Kohlberg Kravis Roberts (KKR), in tandem with money manager Altegris Advisors, has set up a vehicle that will allow wealthy individuals to commit as little as $10,000 to its buyout funds, according to a Form N-2 filing with the Securities and Exchange Commission (SEC).
A KKR spokesperson was unable to immediately respond to request for comment.
The vehicle, Altegris KKR Private Equity Master Fund, will act as a feeder fund to KKR's institutional buyout funds, which have a substantially higher minimum investment requirement, usually in the millions.
Despite the lower threshold, Altegris will be required to certify that commitments to the fund are being made directly or indirectly by “accredited investors” as required under Regulation D of the Investment Advisers Act – meaning KKR will not be dealing directly with its smaller investors.
Accredited investors are defined as someone who is worth $1 million (not including their house), who earns $200,000 a year, or has a household income of $300,000.
In order to ensure only accredited investors committed to the fund, each prospective investor was required to submit to Altegris a completed “investor application” for compliance purposes.
Pending regulatory approval, the fund will be priced at $10 per share – but the fund will not actually sell any shares unless it raises at least $25 million, according to the filing.
The ability for investors to sell their shares will at first be limited. After two years, the fund may hold tender offers for shares and after the third year it will recommend repurchases on a quarterly basis. At that point investors who have held their shares for less than a year and want to sell will have to pay a 2 percent fee, according to the filing.
In addition, the fund may allow investors to sell their shares to others on a platform operated by NASDAQ Private Market, a marketplace for buying and selling shares of private companies.

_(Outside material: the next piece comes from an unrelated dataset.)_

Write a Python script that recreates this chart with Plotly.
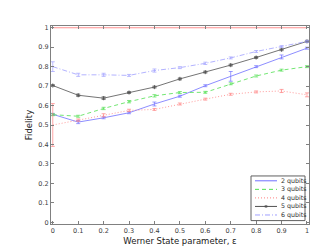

The fund will pay Altegris a monthly management fee of 0.10 percent (1.20 percent on an annualized basis). The fund plans to allocate at least 70 percent of its assets to private equity funds sponsored by KKR.
Last March rival buyout giant The Carlyle Group created a similar feeder fund with independent advisory firm Central Park Advisers, which permitted investors to commit a minimum of $50,000.
A market source familiar with Carlyle's fundraising efforts said the firm wanted “a democratisation of access” to its funds by lowering the commitment bar.
Carlyle maintained its 1.5 percent management fee and 20 percent carried interest rate for its funds, but investors in CPG Carlyle Private Equity Fund pay Central Park Group an additional fee of 1.8 percent (or $900 per $50,000 committed).